======== Stored data ========

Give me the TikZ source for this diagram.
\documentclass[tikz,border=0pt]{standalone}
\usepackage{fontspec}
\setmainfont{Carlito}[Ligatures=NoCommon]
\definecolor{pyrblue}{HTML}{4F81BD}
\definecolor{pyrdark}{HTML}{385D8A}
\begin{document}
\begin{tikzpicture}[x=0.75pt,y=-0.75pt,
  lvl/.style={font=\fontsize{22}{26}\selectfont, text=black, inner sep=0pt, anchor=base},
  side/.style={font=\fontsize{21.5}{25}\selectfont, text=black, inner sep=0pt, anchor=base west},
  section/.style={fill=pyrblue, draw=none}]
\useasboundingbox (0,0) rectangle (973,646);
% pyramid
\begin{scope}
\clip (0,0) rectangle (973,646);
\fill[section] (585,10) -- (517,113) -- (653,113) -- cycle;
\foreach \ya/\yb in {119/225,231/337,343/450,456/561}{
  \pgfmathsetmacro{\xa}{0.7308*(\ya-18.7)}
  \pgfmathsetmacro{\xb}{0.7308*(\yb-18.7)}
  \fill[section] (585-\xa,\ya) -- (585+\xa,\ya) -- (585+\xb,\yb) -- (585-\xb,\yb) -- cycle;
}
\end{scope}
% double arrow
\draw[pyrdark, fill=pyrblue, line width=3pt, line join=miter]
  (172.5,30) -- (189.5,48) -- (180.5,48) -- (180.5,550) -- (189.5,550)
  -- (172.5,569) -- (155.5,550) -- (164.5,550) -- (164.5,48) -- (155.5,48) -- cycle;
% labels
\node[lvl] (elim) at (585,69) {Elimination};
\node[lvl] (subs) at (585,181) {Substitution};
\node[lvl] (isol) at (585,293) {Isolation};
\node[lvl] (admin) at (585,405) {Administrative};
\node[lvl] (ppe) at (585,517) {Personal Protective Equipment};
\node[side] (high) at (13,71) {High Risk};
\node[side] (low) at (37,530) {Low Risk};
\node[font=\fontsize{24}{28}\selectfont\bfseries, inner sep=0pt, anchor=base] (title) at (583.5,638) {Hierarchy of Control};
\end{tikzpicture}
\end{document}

========

Every line of the material must be returned exactly as it appears.

Give me the TikZ source for this diagram.
\documentclass[tikz,border=0pt]{standalone}
\usepackage{fontspec}
\setmainfont{Carlito}[Ligatures=NoCommon]
\definecolor{pyrblue}{HTML}{4F81BD}
\definecolor{pyrdark}{HTML}{385D8A}
\begin{document}
\begin{tikzpicture}[x=0.75pt,y=-0.75pt,
  lvl/.style={font=\fontsize{22}{26}\selectfont, text=black, inner sep=0pt, anchor=base},
  side/.style={font=\fontsize{21.5}{25}\selectfont, text=black, inner sep=0pt, anchor=base west},
  section/.style={fill=pyrblue, draw=none}]
\useasboundingbox (0,0) rectangle (973,646);
% pyramid
\begin{scope}
\clip (0,0) rectangle (973,646);
\fill[section] (585,10) -- (517,113) -- (653,113) -- cycle;
\foreach \ya/\yb in {119/225,231/337,343/450,456/561}{
  \pgfmathsetmacro{\xa}{0.7308*(\ya-18.7)}
  \pgfmathsetmacro{\xb}{0.7308*(\yb-18.7)}
  \fill[section] (585-\xa,\ya) -- (585+\xa,\ya) -- (585+\xb,\yb) -- (585-\xb,\yb) -- cycle;
}
\end{scope}
% double arrow
\draw[pyrdark, fill=pyrblue, line width=3pt, line join=miter]
  (172.5,30) -- (189.5,48) -- (180.5,48) -- (180.5,550) -- (189.5,550)
  -- (172.5,569) -- (155.5,550) -- (164.5,550) -- (164.5,48) -- (155.5,48) -- cycle;
% labels
\node[lvl] (elim) at (585,69) {Elimination};
\node[lvl] (subs) at (585,181) {Substitution};
\node[lvl] (isol) at (585,293) {Isolation};
\node[lvl] (admin) at (585,405) {Administrative};
\node[lvl] (ppe) at (585,517) {Personal Protective Equipment};
\node[side] (high) at (13,71) {High Risk};
\node[side] (low) at (37,530) {Low Risk};
\node[font=\fontsize{24}{28}\selectfont\bfseries, inner sep=0pt, anchor=base] (title) at (583.5,638) {Hierarchy of Control};
\end{tikzpicture}
\end{document}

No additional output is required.